When dealing with timestamps in SIEM logs, it is crucial to understand the origin and context of each specific timestamp. In SIEM events, multiple timestamps can be encountered, including:

1. End Time – The moment when the event indeed took place.

2. Device Receipt Time – The point when the device obtained the event from its source.

3. Agent Receipt Time – The instant when the SIEM Connector received the event.

4. Manager Receipt Time – When the event reaches the SIEM.
5. Start Time – In the case of aggregation, the Start Time signifies the first event in the aggregation series, while the End Time denotes the final event.

Accurately managing and correlating these timestamps is essential for identifying and addressing security incidents.


Challenges in Timestamp Handling

Various challenges can arise when working with timestamps in SIEM logs:

1  Multiple time zones in global companies
2. Inaccurate device clock settings
3. Timestamps lacking time zone information
4. Incorrect timestamp parsing
5. Clock drift
6. High log volume and traffic
7. Log format variations
8. Human errors in configuration
9. Latency in external dependencies
10. Daylight Saving Time (DST) transitions

These challenges, if not accurately accounted for, can result in missing crucial alerts, overlooking important events, or misinterpreting security incidents.


Ensuring Proper Functioning and Correcting Timestamp Issues

To ensure the proper functioning of your SIEM system and handle timestamp issues effectively, consider the following:


1. Determine the latencies (Manager Receipt Time – End Time = Latency) and address the issue as close to its origin as possible.
2. When device clock settings are the core problem, adjust the device settings rather than modify the log or agent.
3. Reach out to the vendor to resolve timestamp issues if they are not provided correctly.
4. Synchronize clocks across all devices and applications in your network using Network Time Protocol (NTP).
5. Regularly review and monitor clock settings on devices and applications.
6. Train and educate personnel on the importance of accurate timestamp handling and best practices.
7. Implement automated validation rules and checks in your SIEM system to identify and correct timestamp anomalies.
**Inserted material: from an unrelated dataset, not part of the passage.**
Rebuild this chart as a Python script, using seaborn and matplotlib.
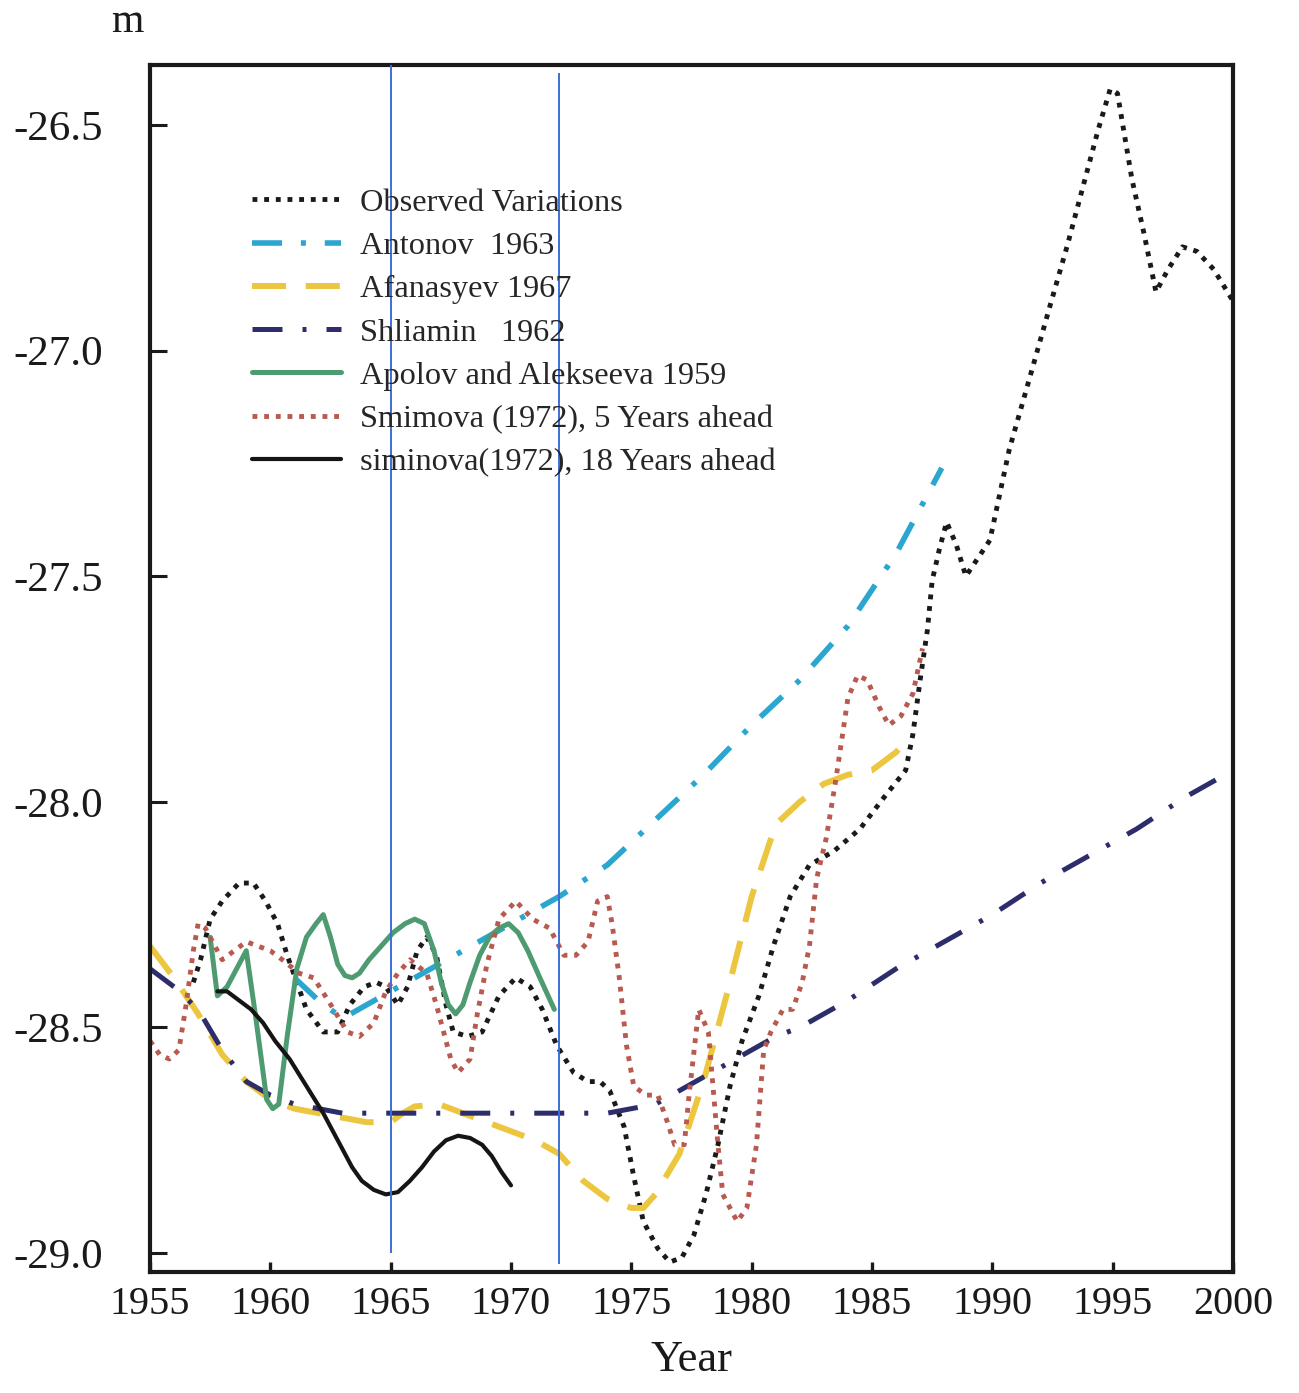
import matplotlib
matplotlib.use("Agg")
import matplotlib.pyplot as plt
import seaborn as sns

# ---- series (year, level in m) ----
obs_year = [1956.8, 1957.1, 1957.5, 1958.0, 1958.7, 1959.3, 1959.8, 1960.3, 1960.7, 1961.1,
            1961.5, 1962.2, 1962.8, 1963.3, 1963.9, 1964.4, 1964.8, 1965.3, 1965.7, 1966.1,
            1966.5, 1966.9, 1967.3, 1967.6, 1968.2, 1968.8, 1969.5, 1970.2, 1970.8, 1971.3,
            1971.9, 1972.6, 1973.2, 1973.7, 1974.1, 1974.7, 1975.1, 1975.5, 1976.1, 1976.6,
            1977.1, 1977.6, 1978.1, 1978.6, 1979.1, 1979.6, 1980.3, 1980.9, 1981.6, 1982.4,
            1983.4, 1984.5, 1985.5, 1986.4, 1986.7, 1987.0, 1987.3, 1987.5, 1987.8, 1988.1,
            1988.5, 1988.9, 1989.4, 1989.9, 1990.7, 1991.5, 1992.4, 1993.1, 1993.8, 1994.4,
            1994.9, 1995.2, 1995.8, 1996.3, 1996.8, 1997.3, 1997.9, 1998.5, 1999.2, 2000.0]
obs_val = [-28.40, -28.35, -28.26, -28.22, -28.18, -28.18, -28.22, -28.27, -28.34, -28.40,
           -28.46, -28.51, -28.51, -28.45, -28.41, -28.40, -28.41, -28.45, -28.41, -28.33,
           -28.30, -28.34, -28.45, -28.51, -28.52, -28.51, -28.43, -28.39, -28.41, -28.46,
           -28.54, -28.60, -28.62, -28.62, -28.64, -28.72, -28.83, -28.93, -28.99, -29.02,
           -29.01, -28.96, -28.87, -28.76, -28.63, -28.53, -28.43, -28.32, -28.21, -28.14,
           -28.11, -28.06, -27.99, -27.93, -27.85, -27.73, -27.62, -27.51, -27.44, -27.38,
           -27.43, -27.50, -27.46, -27.42, -27.22, -27.07, -26.90, -26.77, -26.63, -26.51,
           -26.42, -26.43, -26.62, -26.74, -26.87, -26.82, -26.77, -26.78, -26.82, -26.89]

antonov_year = [1961.0, 1962.0, 1963.0, 1964.0, 1965.0, 1966.0, 1967.0, 1968.0, 1969.0, 1970.0,
                1971.0, 1972.0, 1974.0, 1976.0, 1978.0, 1980.0, 1982.0, 1984.0, 1986.0, 1987.9]
antonov_val = [-28.39, -28.44, -28.48, -28.45, -28.42, -28.39, -28.36, -28.33, -28.30, -28.27,
               -28.24, -28.21, -28.14, -28.04, -27.94, -27.83, -27.73, -27.61, -27.45, -27.26]

afan_year = [1955, 1956, 1957, 1958, 1959, 1960, 1961, 1962, 1963, 1964, 1965, 1965.5, 1966,
             1967, 1968, 1969, 1970, 1971, 1972, 1973, 1974, 1975, 1975.5, 1976, 1977, 1978,
             1979, 1980, 1981, 1982, 1983, 1984, 1985, 1986, 1986.5]
afan_val = [-28.32, -28.39, -28.47, -28.56, -28.62, -28.66, -28.68, -28.69, -28.70, -28.71,
            -28.71, -28.69, -28.675, -28.67, -28.69, -28.71, -28.73, -28.75, -28.78, -28.84,
            -28.88, -28.90, -28.90, -28.87, -28.78, -28.62, -28.42, -28.21, -28.05, -28.00,
            -27.96, -27.94, -27.93, -27.89, -27.86]

shl_year = [1955, 1956, 1957, 1958, 1959, 1960, 1961, 1962, 1963, 1965, 1970, 1974, 1975,
            1976, 1977, 1978, 1979, 1980, 1981, 1982, 1984, 1986, 1988, 1990, 1992, 1994,
            1996, 1998, 2000]
shl_val = [-28.37, -28.41, -28.46, -28.55, -28.62, -28.65, -28.67, -28.68, -28.69, -28.69,
           -28.69, -28.69, -28.68, -28.67, -28.64, -28.61, -28.58, -28.55, -28.52, -28.50,
           -28.44, -28.37, -28.31, -28.25, -28.18, -28.12, -28.06, -27.99, -27.93]

apolov_year = [1957.5, 1957.8, 1958.2, 1958.6, 1959.0, 1959.4, 1959.85, 1960.1, 1960.35, 1960.7,
               1961.1, 1961.5, 1961.9, 1962.2, 1962.5, 1962.8, 1963.1, 1963.4, 1963.7, 1964.1,
               1964.6, 1965.1, 1965.6, 1966.0, 1966.4, 1966.8, 1967.1, 1967.4, 1967.7, 1968.0,
               1968.3, 1968.7, 1969.1, 1969.5, 1969.9, 1970.3, 1970.7, 1971.2, 1971.8]
apolov_val = [-28.30, -28.43, -28.41, -28.37, -28.33, -28.48, -28.66, -28.68, -28.67, -28.52,
              -28.37, -28.30, -28.27, -28.25, -28.30, -28.36, -28.385, -28.39, -28.38, -28.35,
              -28.32, -28.29, -28.27, -28.26, -28.27, -28.33, -28.40, -28.45, -28.47, -28.45,
              -28.40, -28.34, -28.30, -28.28, -28.27, -28.29, -28.33, -28.39, -28.46]

smi5_year = [1955.0, 1955.4, 1955.8, 1956.2, 1956.5, 1956.8, 1957.0, 1957.3, 1957.6, 1958.0,
             1958.5, 1959.0, 1959.5, 1960.0, 1960.5, 1961.2, 1961.8, 1962.4, 1963.2, 1963.7,
             1964.3, 1964.8, 1965.3, 1965.8, 1966.5, 1966.9, 1967.5, 1967.8, 1968.3, 1968.6,
             1969.0, 1969.5, 1970.2, 1970.9, 1971.6, 1972.2, 1972.7, 1973.2, 1973.6, 1974.0,
             1974.2, 1974.5, 1974.8, 1975.1, 1975.6, 1976.1, 1976.5, 1976.8, 1977.2, 1977.4,
             1977.8, 1978.2, 1978.6, 1978.8, 1979.4, 1979.8, 1980.2, 1980.5, 1980.8, 1981.3,
             1981.7, 1982.1, 1982.4, 1982.7, 1983.1, 1983.5, 1984.0, 1984.4, 1984.8, 1985.3,
             1985.7, 1986.2, 1986.7, 1987.1]
smi5_val = [-28.53, -28.56, -28.57, -28.55, -28.45, -28.33, -28.27, -28.28, -28.31, -28.35,
            -28.33, -28.31, -28.32, -28.33, -28.35, -28.38, -28.39, -28.44, -28.51, -28.52,
            -28.49, -28.42, -28.38, -28.35, -28.38, -28.45, -28.57, -28.60, -28.57, -28.47,
            -28.36, -28.26, -28.22, -28.26, -28.28, -28.34, -28.34, -28.31, -28.22, -28.21,
            -28.27, -28.39, -28.54, -28.63, -28.65, -28.65, -28.71, -28.76, -28.76, -28.65,
            -28.46, -28.51, -28.76, -28.87, -28.93, -28.90, -28.76, -28.55, -28.51, -28.46,
            -28.46, -28.40, -28.32, -28.17, -28.08, -27.95, -27.77, -27.72, -27.73, -27.79,
            -27.83, -27.81, -27.76, -27.66]

smi18_year = [1957.8, 1958.2, 1958.7, 1959.2, 1959.7, 1960.2, 1960.8, 1961.5, 1962.2, 1962.9,
              1963.4, 1963.8, 1964.3, 1964.8, 1965.3, 1965.8, 1966.3, 1966.8, 1967.3, 1967.8,
              1968.3, 1968.8, 1969.2, 1969.6, 1970.0]
smi18_val = [-28.42, -28.42, -28.44, -28.46, -28.49, -28.53, -28.57, -28.63, -28.69, -28.76,
             -28.81, -28.84, -28.86, -28.87, -28.865, -28.84, -28.81, -28.775, -28.75, -28.74,
             -28.745, -28.76, -28.785, -28.82, -28.85]

labels = ["Observed Variations", "Antonov  1963", "Afanasyev 1967", "Shliamin   1962",
          "Apolov and Alekseeva 1959", "Smimova (1972), 5 Years ahead",
          "siminova(1972), 18 Years ahead"]

x_ticks = [1955, 1960, 1965, 1970, 1975, 1980, 1985, 1990, 1995, 2000]
y_ticks = [-26.5, -27.0, -27.5, -28.0, -28.5, -29.0]

# reference years marked by vertical lines, with their bottom/top levels
mark_years = [1965, 1972]
mark_low = [-29.0, -29.025]
mark_high = [-26.367, -26.385]

# ---- style ----
sns.set_theme(style="white")
plt.rcParams["font.family"] = ["Liberation Serif", "DejaVu Serif"]

fig = plt.figure(figsize=(12.99, 13.93), dpi=100)
ax = fig.add_axes([0.11547, 0.08686, 0.83372, 0.86647])

# (years, values, colour, width, dash pattern in line-width units)
series = [
    (obs_year, obs_val, "#1a1a1a", 3.5, (1.0, 1.4)),
    (antonov_year, antonov_val, "#2ba6cf", 4.0, (5.4, 3.4, 0.9, 3.4)),
    (afan_year, afan_val, "#ebc63e", 4.3, (5.7, 3.3)),
    (shl_year, shl_val, "#2d2d6b", 3.6, (6.0, 4.0, 0.8, 4.0)),
    (apolov_year, apolov_val, "#4e9b72", 3.6, None),
    (smi5_year, smi5_val, "#b85a4f", 3.5, (1.0, 1.4)),
    (smi18_year, smi18_val, "#151515", 3.0, None),
]

for (xs, ys, col, lw, dash), lab in zip(series, labels):
    sns.lineplot(x=xs, y=ys, ax=ax, color=col, linewidth=lw,
                 estimator=None, sort=False, legend=False)
    line = ax.lines[-1]
    line.set_label(lab)
    line.set_solid_joinstyle("round")
    if dash is not None:
        line.set_dashes(dash)
        line.set_dash_capstyle("butt")
    else:
        line.set_linestyle("-")

ax.vlines(mark_years, mark_low, mark_high, colors="#3b6fd6", linewidth=1.4,
          clip_on=False, zorder=5)

ax.set_xlim(1955, 2000)
ax.set_ylim(-29.042, -26.367)
ax.set_xticks(x_ticks)
ax.set_xticklabels([str(v) for v in x_ticks])
ax.set_yticks(y_ticks)
ax.set_yticklabels([f"{v:.1f}" for v in y_ticks])

ax.tick_params(axis="x", direction="in", length=7, width=2.4, labelsize=29,
               pad=10, colors="#1a1a1a", bottom=True, top=False)
ax.tick_params(axis="y", direction="in", length=12, width=2.2, labelsize=31,
               pad=34, colors="#1a1a1a", left=True, right=False)

for sp in ax.spines.values():
    sp.set_visible(True)
    sp.set_color("#1a1a1a")
    sp.set_linewidth(3.0)

ax.set_xlabel("Year", fontsize=32, labelpad=12, color="#1a1a1a")
ax.set_ylabel("")
fig.text(0.0978, 0.9985, "m", fontsize=30, ha="center", va="top", color="#1a1a1a")

handles, labs = ax.get_legend_handles_labels()
ax.legend(handles, labs, loc="upper left", bbox_to_anchor=(0.0942, 0.898),
          frameon=False, fontsize=23.3, handlelength=2.75, handletextpad=0.6,
          labelspacing=0.42, borderpad=0, borderaxespad=0)

fig.savefig("out.png", dpi=100, facecolor="white")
Timestamp corrections can be made at various stages and in different ways within the SIEM:


1. Assign the correct timezone to the device.
2. Rectify the timezone by adding or subtracting a fixed number of seconds.
3. Assign the local agent or SIEM system’s timestamp.
4. Create custom parsing rules to accurately extract and process timestamps from non-standard log entries.
5. Enrich log data with additional contexts, such as geographical information.
6. Utilize SIEM correlation rules to identify and remediate timestamp-related issues.


By understanding the importance of accurate timestamps in SIEM logs, addressing potential challenges, and implementing best practices, organizations can ensure timely detection and effective management of security incidents.